Anyway, the Trioceros chameleons are in fact a heterogenous lot and, again, it’s conceivable that splitting up and further taxonomic change might happen down the line. Again, note that some of the divergence dates and morphological and ecological variation present within this group well exceed those present in ‘genera’ elsewhere. Don’t, however, go thinking that this makes the species themselves all that old: the majority of divergences within Trioceros seem to have occurred within the last 5 million years (Ceccarelli et al. 2014).

T. cristatus, one of several Trioceros species famous for being 'sail-backed'. Photo by Benjamin Klingebiel, CC BY-SA 2.0.

Some of these lineages are viviparous. In fact, the so-called ‘bitaeniatus-group’ within Trioceros consists of relatively small, mostly montane, viviparous species, and thus looks likely to be a specialised, err, montane clade, their evolution being strongly linked to the Pliocene development of the Eastern Afromontane Region (Ceccarelli et al. 2014). The members of this lineage tend to have a more triangular parietal crest than species belonging to other lineages. Jackson’s chameleon is part of this particular group.

A selection of books consulted during the making of this article. I don't own all the books, but I'm working on it.

So that’s Bradypodion, Calumma, Furcifer and Trioceros done (I mean, in brief, cursory fashion). But that’s still not it. There are more chameleons yet to talk about.
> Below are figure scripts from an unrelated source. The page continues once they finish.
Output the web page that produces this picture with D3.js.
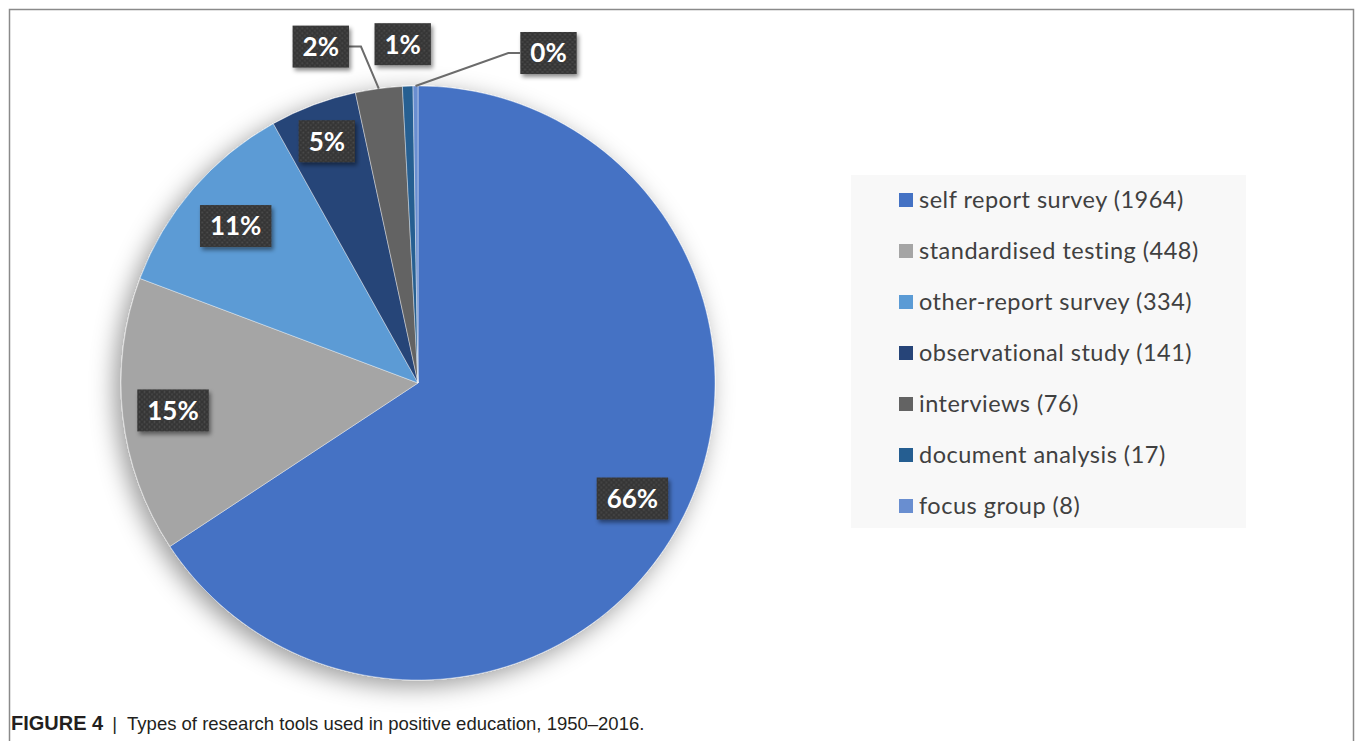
<!DOCTYPE html>
<html>
<head>
<meta charset="utf-8">
<script src="https://cdn.jsdelivr.net/npm/d3@7/dist/d3.min.js"></script>
<style>
  body { margin: 0; background: #fff; }
  svg { display: block; }
</style>
</head>
<body>
<div id="chart"></div>
<script>
// Data
const categories = ['self report survey', 'standardised testing', 'other-report survey',
  'observational study', 'interviews', 'document analysis', 'focus group'];
const counts = [1964, 448, 334, 141, 76, 17, 8];
const pctLabels = ['66%', '15%', '11%', '5%', '2%', '1%', '0%'];
const colors = ['#4472C4', '#A5A5A5', '#5B9BD5', '#264478', '#636363', '#255E91', '#698ED0'];

const width = 1355, height = 741;
const cx = 418, cy = 383, R = 297;

const svg = d3.select('#chart').append('svg')
  .attr('width', width)
  .attr('height', height);

const defs = svg.append('defs');

// soft shadow under the pie
const pieShadow = defs.append('filter').attr('id', 'pieShadow')
  .attr('x', '-25%').attr('y', '-25%').attr('width', '150%').attr('height', '150%');
pieShadow.append('feDropShadow')
  .attr('dx', -6).attr('dy', 6).attr('stdDeviation', 12)
  .attr('flood-color', '#000').attr('flood-opacity', 0.4);

// shadow for label boxes
const boxShadow = defs.append('filter').attr('id', 'boxShadow')
  .attr('x', '-20%').attr('y', '-20%').attr('width', '150%').attr('height', '150%');
boxShadow.append('feDropShadow')
  .attr('dx', 2).attr('dy', 3).attr('stdDeviation', 2)
  .attr('flood-color', '#000').attr('flood-opacity', 0.45);

// dotted dark texture for label boxes
const pat = defs.append('pattern').attr('id', 'dots')
  .attr('width', 5).attr('height', 5).attr('patternUnits', 'userSpaceOnUse');
pat.append('rect').attr('width', 5).attr('height', 5).attr('fill', '#363636');
pat.append('circle').attr('cx', 1.5).attr('cy', 1.5).attr('r', 0.9).attr('fill', '#4e4e4e');
pat.append('circle').attr('cx', 4).attr('cy', 4).attr('r', 0.9).attr('fill', '#474747');

// frame
svg.append('path')
  .attr('d', `M9.5,${height} V9.5 H1353.5 V${height}`)
  .attr('fill', 'none')
  .attr('stroke', '#8a8a8a')
  .attr('stroke-width', 1.5);

// pie
const pie = d3.pie().sort(null).value(d => d);
const arcs = pie(counts);
const arc = d3.arc().innerRadius(0).outerRadius(R);

const g = svg.append('g').attr('transform', `translate(${cx},${cy})`);

g.append('g')
  .attr('filter', 'url(#pieShadow)')
  .selectAll('path')
  .data(arcs)
  .enter().append('path')
  .attr('d', arc)
  .attr('fill', (d, i) => colors[i])
  .attr('stroke', 'rgba(255,255,255,0.5)')
  .attr('stroke-width', 0.8);

// label placement: inside slices, small slices outside
const labelRadius = [0.82, 0.83, 0.81, 0.87];
const outerOffsets = { 4: [-58, -42], 5: [-5, -42], 6: [133, -33] };
const leaders = { 4: true, 6: true };

arcs.forEach((d, i) => {
  let lx, ly, ex, ey;
  const mid = (d.startAngle + d.endAngle) / 2;
  if (outerOffsets[i]) {
    ex = Math.sin(mid) * R;
    ey = -Math.cos(mid) * R;
    lx = ex + outerOffsets[i][0];
    ly = ey + outerOffsets[i][1];
  } else {
    const r = R * labelRadius[i];
    [lx, ly] = d3.arc().innerRadius(r).outerRadius(r).centroid(d);
  }

  const lg = g.append('g').attr('transform', `translate(${lx},${ly})`);
  const box = lg.append('rect').attr('fill', 'url(#dots)').attr('filter', 'url(#boxShadow)');
  const t = lg.append('text')
    .attr('text-anchor', 'middle')
    .attr('dy', '0.36em')
    .attr('fill', '#fff')
    .attr('font-family', 'Lato, "Open Sans", sans-serif')
    .attr('font-weight', 'bold')
    .attr('font-size', 26)
    .text(pctLabels[i]);
  const bw = t.node().getComputedTextLength() + 20;
  const bh = 42;
  box.attr('x', -bw / 2).attr('y', -bh / 2).attr('width', bw).attr('height', bh);

  if (leaders[i]) {
    const side = ex < lx ? -1 : 1;   // box edge facing the pie
    const bx = lx + side * bw / 2;
    const kx = bx + side * 12;
    g.insert('polyline', ':scope > g:nth-child(2)')
      .attr('points', `${ex},${ey} ${kx},${ly} ${bx},${ly}`)
      .attr('fill', 'none')
      .attr('stroke', '#6b6b6b')
      .attr('stroke-width', 2);
  }
});

// legend
const legend = svg.append('g').attr('transform', 'translate(851,175)');
legend.append('rect')
  .attr('width', 395).attr('height', 353)
  .attr('fill', '#f8f8f8');

const items = legend.selectAll('.item')
  .data(categories)
  .enter().append('g')
  .attr('class', 'item')
  .attr('transform', (d, i) => `translate(48,${25 + i * 51})`);

items.append('rect')
  .attr('x', 0).attr('y', -7)
  .attr('width', 14).attr('height', 14)
  .attr('fill', (d, i) => colors[i]);

items.append('text')
  .attr('x', 20)
  .attr('dy', '0.35em')
  .attr('fill', '#404040')
  .attr('font-family', 'Lato, "Open Sans", sans-serif')
  .attr('font-size', 23.5)
  .attr('letter-spacing', 0.5)
  .text((d, i) => `${d} (${counts[i]})`);

// caption
const cap = svg.append('text')
  .attr('x', 11)
  .attr('y', 730)
  .attr('fill', '#231f20')
  .attr('font-family', '"Liberation Sans Narrow", "Liberation Sans", Arial, sans-serif')
  .attr('font-size', 18.5);
cap.append('tspan').attr('font-weight', 'bold').attr('font-size', 20).text('FIGURE 4');
cap.append('tspan').attr('dx', 9).text('|');
cap.append('tspan').attr('dx', 10).text('Types of research tools used in positive education, 1950–2016.');
</script>
</body>
</html>
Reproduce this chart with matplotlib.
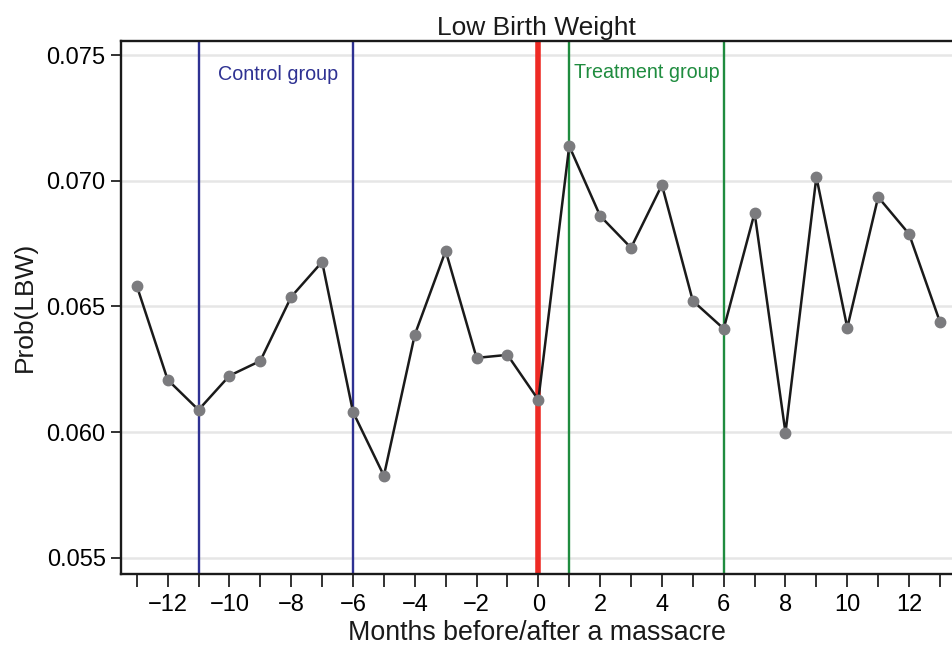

In what should be the third and final part of this series of articles, we’ll look at what the relationships between these different chameleon lineages tell us about the pattern of chameleon evolution overall: is the cryptic, leaf-mimicking morphotype the primitive one for the group, or were ancestral chameleons slender-tailed, arboreal animals of more conventional shape? Until next time.

For previous Tet Zoo articles on iguanian lizards, see...

Refs - -

Alexander, G. & Marais, J. 2007. A Guide to the Reptiles of Southern Africa. Struik Publishers, Cape Town.

Ceccarelli, F. S., Menegon, M., Tolley, K. A., Tilbury, C. R., Gower, D. J., Laserna, M. H., Kasahun, R., Rodriguez-Prieto, A., Hagmann, R. & Loader, S. P. 2014. Evolutionary relationships, species delimitation and biogeography of Eastern Afromontane horned chameleons (Chamaeleonidae: Trioceros). Molecular Phylogenetics and Evolution 80, 125-136.

Klaver, C. J. J. & Böhme, W. 1986. Phylogeny and classification of the Chamaeleonidae (Sauria) with special reference to hemipenis morphology. Bonner Zoologische Monographien 22, 1-64.

Martin, J. 1992. Chameleons: Nature’s Masters of Disguise. Blandford, London.

Raxworthy, C. J., Forstner, M. R. J. & Nussbaum, R. A. 2002. Chameleon radiation by oceanic dispersal. Nature 415, 784-787.

Stuart-Fox, D. & Moussalli, A. 2007. Sex-specific ecomorphological variation and the evolution of sexual dimorphism in dwarf chameleons (Bradypodion spp.). Journal of Evolutionary Biology 20, 1073-1081.

Stuart-Fox, D. & Moussalli, A. 2008. Selection for social signalling drives the evolution of chameleon colour change. PLoS Biology 6 (1): e25. DOI:10.1371/journal.pbio.0060025

Tilbury, C. R. & Tolley, K. A. 2009. A re-appraisal of the systematics of the African genus Chamaeleo (Reptilia: Chamaeleonidae). Zootaxa 2079, 57-68.

Tolley, K. & Herrel, A. 2013. The Biology of Chameleons. University of California Press, Berkeley.